After I began to get better physically, my mental state deteriorated. Each month began a new diagnosis by my college’s psychologists. Each month marked a new treatment plan. There was the week I had depression. There was the month I had body dysmorphic disorder. There was the month I had OCD. There was the month I had ADD. They wrote me every prescription anti-depressant in the book. I took them all without asking questions until I felt nothing at all. I remember the day I sat with my friends watching P.S. I Love You as they all sobbed into their pillows. I felt absolutely numb to the pain around me. I went home that night and flushed all the pills down the toilet.

I began seeing a woman outside of my school’s facilities once a week. Her office smelled like burnt coffee and orange incense. I began to just speak about what has on my mind. How banal I thought my major was; how tired I was of feeling tired. Through seeing her I began to see myself more clearly. How a lot of my anxiety didn’t stem from a disorder, but from a deep-rooted habit of self-indulgence. I started learning how to cope with anger, with sadness, with pressure. I stopped seeing her after I got up the nerve to ask her what the most fucked up thing a patient had ever said to her was. I expected some silly answer that would make me feel better about my situation (again, self-indulgence) yet I was shocked by her frank honesty. Her answer still haunts me to this day.

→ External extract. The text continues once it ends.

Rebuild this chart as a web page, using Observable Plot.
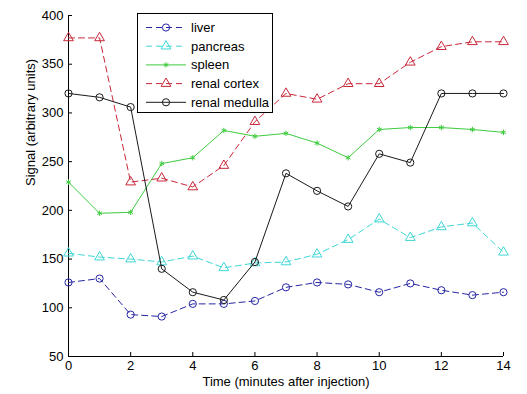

For me, college could be measured by how many hours I spent in waiting rooms. How many little pills I took before I forgot what it was like to ever feel happy. It can be measured in medical bills, and stress relieving squeeze balls, and screams into a pillow. However, my life in college can also be measured in the moments of clarity. In the moments I laughed so hard I shot milk out of my nose in the dining hall. In the times I dressed up with friends and went to ridiculous line-dancing clubs just for the hell of it. I recall all the beautifully happy moments I acquired despite all the times I wondered if I was only going to be a shell of a human for the rest of my life. My experience in college can be measured in the fact that I had a breakdown in a Jimmy Johns over stress caused by people who love me trying to make my life easier; it can be measured by the fact that my last day of college I woke up covered in Jimmy John’s crumbs, remembering the previous night out with friends, before packing up my car on my own and leaving town.